The Australian 10-year bond dipped under 2% for the first time ever earlier today.
That milestone has been accompanied by German 10-year bunds trading into negative for the first time ever, British 10-year gilts making an all-time low and US 10-year Treasuries trading back down to 1.55% overnight.
Naturally this bond market rally has been characterised as a result of the fear trade associated with market concerns Britain might vote to leave the EU on June 23.
But Roger Bridges, Nikko Asset Management’s Global Rates & Currencies Strategist, says the bond rally has been mapping the moves, positive and negative, of the British pound and poll result since late 2015.
“The US 10-year Treasury rate has been following the fortunes of the British pound for several months, driven by poll indications on the likely outcome of the referendum. The fact the ‘Leave’ vote seems to have increased in recent weeks has scared markets, leading the US 10-year Treasury yield to break below 1.70%, which had held as the lower bound in recent months,” Bridges said in a post on Nikko Asset Management’s blog.

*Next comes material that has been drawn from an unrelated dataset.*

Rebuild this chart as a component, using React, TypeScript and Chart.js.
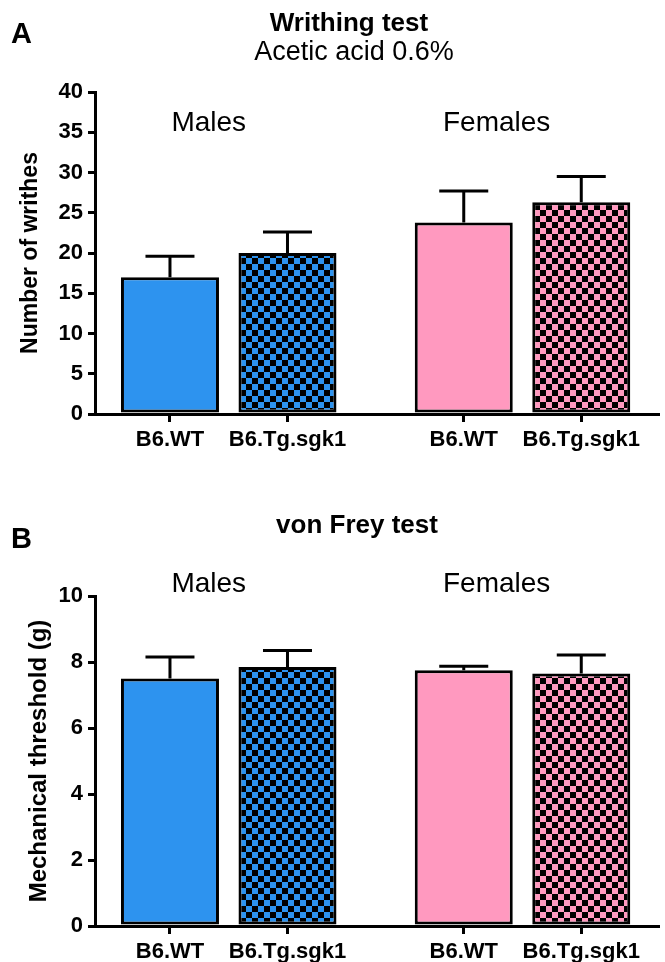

The fact that bonds have rallied while stocks have remained relatively untroubled could be a signal that stocks are in ripe for a fall, Bridges says.
But he added that while “bond market participants love to remark that the bond market seems to spot a crisis before the equity market does…it could also be argued that it predicts crises that don’t actually occur”.
Either way, Bridges neatly points out that where the pound goes, so goes the bond market.